Chicago has seen a dramatic rise in the number of shootings and homicides this year. In August alone, there were 90 homicides, marking the first time in two decades there've been that many in a single month. Overall, the city has recorded more than 500 homicides this year — higher than all of 2015 — and is on pace to climb past the 600-homicide mark for the first time since 2003. There have also been more than 2,500 shooting incidents so far this year, about 700 more than in the same time period last year.
"We are reaching a level no other country is headed and we will say we are the best police officers in the country," said Ald. Ariel Reboyras.

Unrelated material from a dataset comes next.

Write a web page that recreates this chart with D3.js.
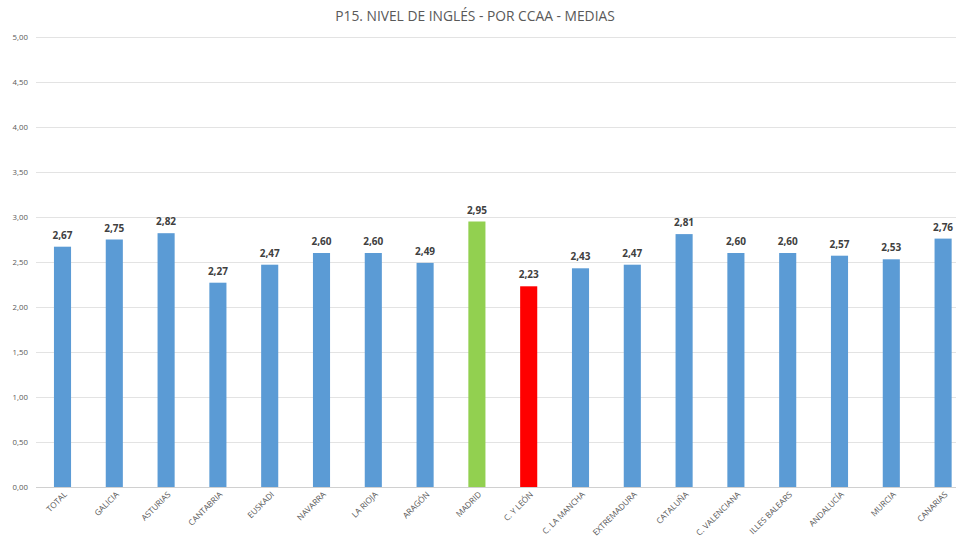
<!DOCTYPE html>
<html><head><meta charset="utf-8">
<script src="https://cdn.jsdelivr.net/npm/d3@7"></script>
<style>body{margin:0;background:#fff}svg{display:block}</style>
</head><body><svg id="c" width="956" height="538"></svg>
<script>
const title = "P15. NIVEL DE INGLÉS - POR CCAA - MEDIAS";
const categories = ["TOTAL","GALICIA","ASTURIAS","CANTABRIA","EUSKADI","NAVARRA","LA RIOJA","ARAGÓN","MADRID","C. Y LEÓN","C. LA MANCHA","EXTREMADURA","CATALUÑA","C. VALENCIANA","ILLES BALEARS","ANDALUCÍA","MURCIA","CANARIAS"];
const values = [2.67,2.75,2.82,2.27,2.47,2.60,2.60,2.49,2.95,2.23,2.43,2.47,2.81,2.60,2.60,2.57,2.53,2.76];
const highlight = {"MADRID":"#92D050","C. Y LEÓN":"#FF0000"};
const baseColor = "#5B9BD5";
const yTicks = [0,0.5,1,1.5,2,2.5,3,3.5,4,4.5,5];

const svg = d3.select("#c");
const font = "'Open Sans', 'Liberation Sans', sans-serif";
const fmt = v => d3.format(".2f")(v).replace(".", ",");

const x = d3.scaleBand().domain(categories).range([36.6, 969]).paddingInner(0.67).paddingOuter(0.335);
const y = d3.scaleLinear().domain([0,5]).range([487, 37]);

svg.append("text").attr("x",475).attr("y",20.5).attr("text-anchor","middle")
  .attr("font-family",font).attr("font-size",13.8).attr("fill","#595959").text(title);

const g = svg.append("g");
g.selectAll("line.grid").data(yTicks).join("line")
  .attr("x1",36).attr("x2",956).attr("y1",d=>y(d)+0.5).attr("y2",d=>y(d)+0.5)
  .attr("stroke", d=> d===0 ? "#d0d0d0" : "#e3e3e3").attr("stroke-width",1);

g.selectAll("text.yt").data(yTicks).join("text")
  .attr("x",28).attr("y",d=>y(d)).attr("dy","0.35em").attr("text-anchor","end")
  .attr("font-family",font).attr("font-size",7.8).attr("fill","#595959").text(fmt);

g.selectAll("rect.bar").data(categories).join("rect")
  .attr("x",d=>x(d)).attr("width",x.bandwidth())
  .attr("y",(d,i)=>y(values[i])).attr("height",(d,i)=>y(0)-y(values[i]))
  .attr("fill",d=>highlight[d]||baseColor);

g.selectAll("text.val").data(categories).join("text")
  .attr("x",d=>x(d)+x.bandwidth()/2).attr("y",(d,i)=>y(values[i])-8)
  .attr("text-anchor","middle").attr("font-family",font).attr("font-weight","bold")
  .attr("font-size",10).attr("fill","#404040").text((d,i)=>fmt(values[i]));

g.selectAll("text.xl").data(categories).join("text")
  .attr("transform",d=>`translate(${x(d)+x.bandwidth()/2+3},${493}) rotate(-45)`)
  .attr("text-anchor","end").attr("dy","0.35em")
  .attr("font-family",font).attr("font-size",8.2).attr("fill","#595959").text(d=>d);
</script></body></html>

The high use of overtime payouts is something Emanuel and the police superintendent he hired when he took office in 2011, Garry McCarthy, forcefully defended, saying the cost — about $100 million annually in recent years — was a less expensive way to keep more officers on the street. But according to a recent ChicagoSun-Times report, there are fewer officers because police retirements have outpaced hiring by 975 officers.
Plus, the department that's long struggled with a reputation for police misconduct and brutality has been beset by criticism and an erosion of trust in the wake of several fatal police shootings.
Last year, the city was forced to release a video of a white officer fatally shooting black 17-year-old Laquan McDonald in 2014, sparking major protests as well as federal and local investigations. And there have been signs that the department has had a difficult time keeping up with the crime — starting with the fact that the percentage of homicides that detectives have been able to solve has dropped significantly.
The fallout over the video prompted Emanuel to fire McCarthy at the end of last year. Interim Superintendent John Escalante and his permanent replacement, Johnson, have struggled to bring the violence under control. During that time, the call for more officers in several city neighborhoods and from aldermen has only gotten louder.